Graveslab, Callan, Co. Kilkenny
Co. Kilkenny |
Tombs & Memorials
Inside the chancel of St Mary's medieval parish church in Callan, a fragment of limestone lies loose on the floor, separated long ago from whatever grave it once marked.
The upper portion of the slab measures less than half a metre in length, but what survives is densely worked: a large IHS monogram, the Christogram derived from the Greek rendering of the name of Jesus and widely used in funerary carving from the medieval period onward, rendered in raised relief with a knot wound around the middle of the I and S, and a cross pattée, a cross whose arms flare outward at the ends, set through the bar of the H. Around the edge of the slab runs a border of Black Letter script, the angular Gothic letterform common to formal inscriptions of the period, containing a Latin epitaph. The M and F of the opening name, and the M of the Latin word for month, are elaborated with interlace, that interwoven ribbon ornament with a long tradition in Irish stonework.
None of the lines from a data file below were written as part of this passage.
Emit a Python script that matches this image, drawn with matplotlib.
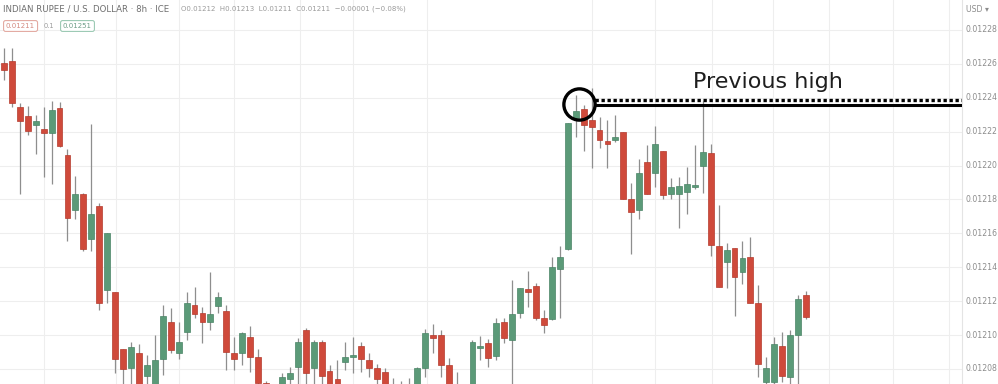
import matplotlib
matplotlib.use("Agg")
import matplotlib.pyplot as plt
import numpy as np

# INR/USD 8h candles
opens = [0.0122605, 0.0122617, 0.0122346, 0.0122293, 0.0122240, 0.0122216, 0.0122192, 0.0122340, 0.0122063, 0.0121738,
         0.0121832, 0.0121567, 0.0121762, 0.0121266, 0.0121254, 0.0120918, 0.0120806, 0.0120894, 0.0120759, 0.0120688,
         0.0120859, 0.0121077, 0.0120894, 0.0121018, 0.0121178, 0.0121130, 0.0121077, 0.0121172, 0.0121142, 0.0120894,
         0.0120894, 0.0120989, 0.0120871, 0.0120717, 0.0120664, 0.0120676, 0.0120741, 0.0120812, 0.0121030, 0.0120806,
         0.0120959, 0.0120788, 0.0120741, 0.0120841, 0.0120871, 0.0120936, 0.0120853, 0.0120806, 0.0120782, 0.0120688,
         0.0120629, 0.0120647, 0.0120688, 0.0120806, 0.0121001, 0.0121001, 0.0120824, 0.0120676, 0.0120588, 0.0120647,
         0.0120924, 0.0120953, 0.0120877, 0.0121077, 0.0120971, 0.0121130, 0.0121272, 0.0121290, 0.0121101, 0.0121095,
         0.0121390, 0.0121508, 0.0122281, 0.0122334, 0.0122269, 0.0122210, 0.0122145, 0.0122151, 0.0122198, 0.0121803,
         0.0121738, 0.0122021, 0.0121956, 0.0122086, 0.0121832, 0.0121832, 0.0121844, 0.0121874, 0.0121998, 0.0122074,
         0.0121526, 0.0121431, 0.0121514, 0.0121372, 0.0121461, 0.0121189, 0.0120723, 0.0120723, 0.0120936, 0.0120753,
         0.0121001, 0.0121237]
highs = [0.0122694, 0.0122694, 0.0122369, 0.0122352, 0.0122299, 0.0122346, 0.0122381, 0.0122375, 0.0122098, 0.0121939,
         0.0121838, 0.0122245, 0.0121779, 0.0121602, 0.0121254, 0.0120918, 0.0120959, 0.0120947, 0.0120883, 0.0121001,
         0.0121178, 0.0121160, 0.0121077, 0.0121254, 0.0121284, 0.0121166, 0.0121372, 0.0121254, 0.0121178, 0.0120989,
         0.0121018, 0.0121054, 0.0120918, 0.0120729, 0.0120688, 0.0120776, 0.0120812, 0.0120983, 0.0121042, 0.0120971,
         0.0120971, 0.0120824, 0.0120853, 0.0120959, 0.0120989, 0.0120959, 0.0120894, 0.0120829, 0.0120806, 0.0120747,
         0.0120729, 0.0120747, 0.0120812, 0.0121036, 0.0121065, 0.0121030, 0.0120865, 0.0120782, 0.0120664, 0.0120971,
         0.0120995, 0.0120977, 0.0121101, 0.0121101, 0.0121325, 0.0121278, 0.0121378, 0.0121307, 0.0121148, 0.0121461,
         0.0121526, 0.0122251, 0.0122417, 0.0122358, 0.0122458, 0.0122287, 0.0122269, 0.0122299, 0.0122198, 0.0121897,
         0.0122039, 0.0122122, 0.0122234, 0.0122086, 0.0121927, 0.0121933, 0.0121992, 0.0122122, 0.0122381, 0.0122127,
         0.0121768, 0.0121543, 0.0121514, 0.0121555, 0.0121579, 0.0121296, 0.0120871, 0.0120989, 0.0121018, 0.0121030,
         0.0121237, 0.0121260]
lows = [0.0122505, 0.0122346, 0.0121832, 0.0122181, 0.0122068, 0.0121933, 0.0121891, 0.0122110, 0.0121555, 0.0121685,
        0.0121496, 0.0121496, 0.0121148, 0.0121189, 0.0120776, 0.0120647, 0.0120647, 0.0120617, 0.0120676, 0.0120629,
        0.0120765, 0.0120894, 0.0120859, 0.0120971, 0.0121101, 0.0120953, 0.0121030, 0.0121130, 0.0120794, 0.0120794,
        0.0120824, 0.0120782, 0.0120647, 0.0120588, 0.0120558, 0.0120647, 0.0120664, 0.0120676, 0.0120688, 0.0120664,
        0.0120664, 0.0120647, 0.0120629, 0.0120794, 0.0120776, 0.0120782, 0.0120753, 0.0120706, 0.0120647, 0.0120617,
        0.0120588, 0.0120605, 0.0120664, 0.0120753, 0.0120894, 0.0120753, 0.0120647, 0.0120588, 0.0120558, 0.0120617,
        0.0120853, 0.0120812, 0.0120853, 0.0120953, 0.0120647, 0.0121101, 0.0121166, 0.0121089, 0.0121012, 0.0121089,
        0.0121101, 0.0121502, 0.0122169, 0.0122086, 0.0121986, 0.0122104, 0.0121986, 0.0122139, 0.0121803, 0.0121478,
        0.0121685, 0.0121832, 0.0121874, 0.0121803, 0.0121803, 0.0121632, 0.0121714, 0.0121862, 0.0121838, 0.0121467,
        0.0121284, 0.0121278, 0.0121113, 0.0121301, 0.0121189, 0.0120753, 0.0120647, 0.0120664, 0.0120723, 0.0120706,
        0.0120647, 0.0121095]
closes = [0.0122564, 0.0122369, 0.0122263, 0.0122204, 0.0122263, 0.0122192, 0.0122328, 0.0122116, 0.0121691, 0.0121832,
          0.0121508, 0.0121714, 0.0121189, 0.0121602, 0.0120859, 0.0120800, 0.0120930, 0.0120706, 0.0120824, 0.0120853,
          0.0121113, 0.0120912, 0.0120959, 0.0121189, 0.0121124, 0.0121077, 0.0121124, 0.0121225, 0.0120900, 0.0120859,
          0.0121012, 0.0120871, 0.0120717, 0.0120629, 0.0120605, 0.0120753, 0.0120776, 0.0120959, 0.0120776, 0.0120959,
          0.0120759, 0.0120688, 0.0120676, 0.0120871, 0.0120883, 0.0120859, 0.0120806, 0.0120741, 0.0120688, 0.0120647,
          0.0120676, 0.0120688, 0.0120806, 0.0121012, 0.0120983, 0.0120824, 0.0120676, 0.0120629, 0.0120629, 0.0120959,
          0.0120930, 0.0120865, 0.0121071, 0.0120983, 0.0121124, 0.0121278, 0.0121254, 0.0121101, 0.0121060, 0.0121402,
          0.0121461, 0.0122251, 0.0122322, 0.0122240, 0.0122228, 0.0122151, 0.0122127, 0.0122169, 0.0121803, 0.0121726,
          0.0121956, 0.0121832, 0.0122127, 0.0121826, 0.0121874, 0.0121880, 0.0121891, 0.0121880, 0.0122080, 0.0121532,
          0.0121284, 0.0121502, 0.0121343, 0.0121455, 0.0121189, 0.0120829, 0.0120806, 0.0120947, 0.0120759, 0.0121001,
          0.0121213, 0.0121107]

price_ticks = [0.01208, 0.01210, 0.01212, 0.01214, 0.01216, 0.01218, 0.01220, 0.01222, 0.01224, 0.01226, 0.01228]
# time grid lines (in bar units)
time_grid = [5.0, 14.1, 22.0, 29.0, 37.3, 43.9, 53.3, 74.1, 82.0, 89.2, 96.9, 103.9, 112.0, 119.0]

prev_high = 0.0122387
swing_bar = 72.4

UP = "#5b9a78"
DOWN = "#cf4a3b"
WICK = "#8e8e8e"

W, H = 998, 384
fig = plt.figure(figsize=(W / 100, H / 100), dpi=100)
ax = fig.add_axes([0, 0, 962 / W, 1])

x = np.arange(len(opens))
o = np.array(opens)
c = np.array(closes)
up = c >= o

ax.vlines(x, lows, highs, color=WICK, lw=0.9, zorder=2)
body_lo = np.minimum(o, c)
body_h = np.maximum(np.abs(c - o), 0.0000010)
ax.bar(x[up], body_h[up], bottom=body_lo[up], width=0.74, color=UP,
       edgecolor="#4a8466", linewidth=0.5, zorder=3)
ax.bar(x[~up], body_h[~up], bottom=body_lo[~up], width=0.74, color=DOWN,
       edgecolor="#b53a2d", linewidth=0.5, zorder=3)

ymin, ymax = 0.0120711, 0.0122977
ax.set_xlim(-0.5, 120.65)
ax.set_ylim(ymin, ymax)

ax.set_xticks(time_grid)
ax.set_xticklabels([])
ax.set_yticks(price_ticks)
ax.yaxis.tick_right()
ax.tick_params(axis="both", length=0)
ax.set_yticklabels([])
ax.grid(True, color="#eeeeee", lw=0.8, zorder=0)
for s in ["top", "left", "bottom"]:
    ax.spines[s].set_visible(False)
ax.spines["right"].set_color("#e4e4e4")

# price axis labels
for p in price_ticks:
    yf = (p - ymin) / (ymax - ymin)
    fig.text(966 / W, yf, f"{p:.5f}", fontsize=5.6, color="#8c8c8c",
             ha="left", va="center")
fig.text(966 / W, 1 - 9 / H, "USD ▾", fontsize=5.6, color="#8c8c8c", ha="left", va="center")

# previous high annotation
ax.plot([74.4, 120.65], [prev_high, prev_high], color="black", lw=2.4,
        linestyle=(0, (1, 0.8)), solid_capstyle="butt", zorder=5)
ax.plot([74.4, 120.65], [prev_high - 0.0000027, prev_high - 0.0000027],
        color="black", lw=2.2, zorder=5)
ax.plot([swing_bar], [0.0122362], marker="o", markersize=22.5, markerfacecolor="none",
        markeredgecolor="black", markeredgewidth=2.4, zorder=6)
ax.text(86.8, 0.0122493, "Previous high", fontsize=16, color="#1e1e1e",
        ha="left", va="center", zorder=6)

# header
fig.text(3 / W, 1 - 9 / H, "INDIAN RUPEE / U.S. DOLLAR · 8h · ICE", fontsize=6.2,
         color="#6e6e6e", ha="left", va="center")
fig.text(181 / W, 1 - 9 / H, "O0.01212  H0.01213  L0.01211  C0.01211  −0.00001 (−0.08%)",
         fontsize=5.0, color="#9a9a9a", ha="left", va="center")
fig.text(6 / W, 1 - 26 / H, "0.01211", fontsize=5, color="#d48a80", ha="left", va="center",
         bbox=dict(boxstyle="round,pad=0.35,rounding_size=0.3", fc="white", ec="#e3aaa2", lw=0.8))
fig.text(44 / W, 1 - 26 / H, "0.1", fontsize=4.8, color="#9a9a9a", ha="left", va="center")
fig.text(63 / W, 1 - 26 / H, "0.01251", fontsize=5, color="#6e9e88", ha="left", va="center",
         bbox=dict(boxstyle="round,pad=0.35,rounding_size=0.3", fc="white", ec="#9ccab4", lw=0.8))

fig.savefig("out.png", dpi=100)
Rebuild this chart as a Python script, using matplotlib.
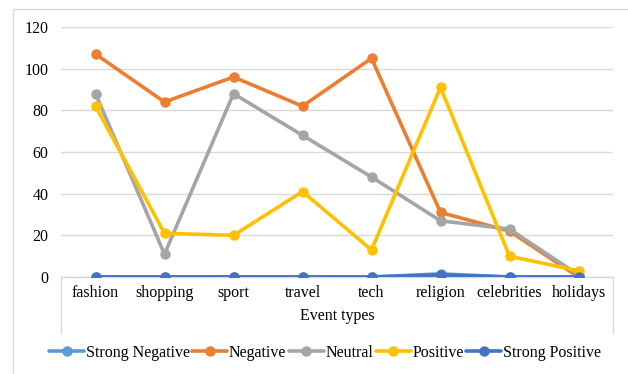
import matplotlib
matplotlib.use("Agg")
import matplotlib.pyplot as plt
from matplotlib.lines import Line2D
from matplotlib.patches import Rectangle

categories = ["fashion", "shopping", "sport", "travel", "tech", "religion", "celebrities", "holidays"]
strong_negative = [0, 0, 0, 0, 0, 1.5, 0, 0]
negative = [107, 84, 96, 82, 105, 31, 22, 0]
neutral = [88, 11, 88, 68, 48, 27, 23, 1]
positive = [82, 21, 20, 41, 13, 91, 10, 3]
strong_positive = [0, 0, 0, 0, 0, 1, 0, 0]
y_ticks = [0, 20, 40, 60, 80, 100, 120]

series = [
    ("Strong Negative", strong_negative, "#5B9BD5"),
    ("Negative", negative, "#ED7D31"),
    ("Neutral", neutral, "#A5A5A5"),
    ("Positive", positive, "#FFC000"),
    ("Strong Positive", strong_positive, "#4472C4"),
]

plt.rcParams["font.family"] = ["Liberation Serif", "DejaVu Serif"]
FS = 11.5
W, H = 628, 374
fig = plt.figure(figsize=(W / 100, H / 100), dpi=100)

# chart area border
fig.patches.append(Rectangle((13 / W, -0.1), 1.2, 1 - 9 / H + 0.1, transform=fig.transFigure,
                             fill=False, edgecolor="#D9D9D9", linewidth=1.0))

ax = fig.add_axes([61 / W, 1 - 277 / H, (613 - 61) / W, (277 - 27) / H])
x = list(range(len(categories)))
for name, vals, color in series:
    ax.plot(x, vals, color=color, linewidth=2.6, marker="o", markersize=6.5,
            label=name, solid_capstyle="round", zorder=3)

ax.set_xlim(-0.5, len(categories) - 0.5)
ax.set_ylim(0, 120)
ax.set_yticks(y_ticks)
ax.set_yticklabels([str(v) for v in y_ticks], fontsize=FS)
ax.yaxis.grid(True, color="#D9D9D9", linewidth=1.0)
ax.set_axisbelow(True)
for side in ["left", "right", "top"]:
    ax.spines[side].set_visible(False)
ax.spines["bottom"].set_color("#D9D9D9")
ax.spines["bottom"].set_linewidth(1.0)
ax.tick_params(axis="y", length=0, pad=9)
ax.tick_params(axis="x", length=0, pad=6)
ax.set_xticks(x)
ax.set_xticklabels(categories, fontsize=FS)

# category axis side lines
frac = (333 - 277) / (277 - 27)
for xa in (0, 1):
    ax.add_line(Line2D([xa, xa], [0, -frac], transform=ax.transAxes, color="#D9D9D9",
                       linewidth=1.0, clip_on=False))

ax.set_xlabel("Event types", fontsize=FS, labelpad=5)

handles, labels = ax.get_legend_handles_labels()
fig.legend(handles, labels, loc="center", bbox_to_anchor=(325 / W, 1 - 353 / H), ncol=5,
           frameon=False, fontsize=FS, handlelength=2.2, handletextpad=0.1,
           columnspacing=0.15, borderaxespad=0)

fig.savefig("out.png", dpi=100)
The inscription begins on what heraldic convention calls the dexter side, the right side of the slab as it would have been oriented in use, with the name Margarete Fo, the surname broken or worn away beyond recovery. It continues on the sinister side and across the top: obiit 3 die mensis Julius 1601, meaning she died on the third day of the month of July 1601. One corner of the slab is broken off, taking part of the word for month with it, though enough survives to reconstruct the sense. The woman commemorated, Margarete Fo-something, died in Callan at the very end of the Elizabethan period, in a town that had by then a long established urban and ecclesiastical life. Her surname, whatever it was, is simply gone.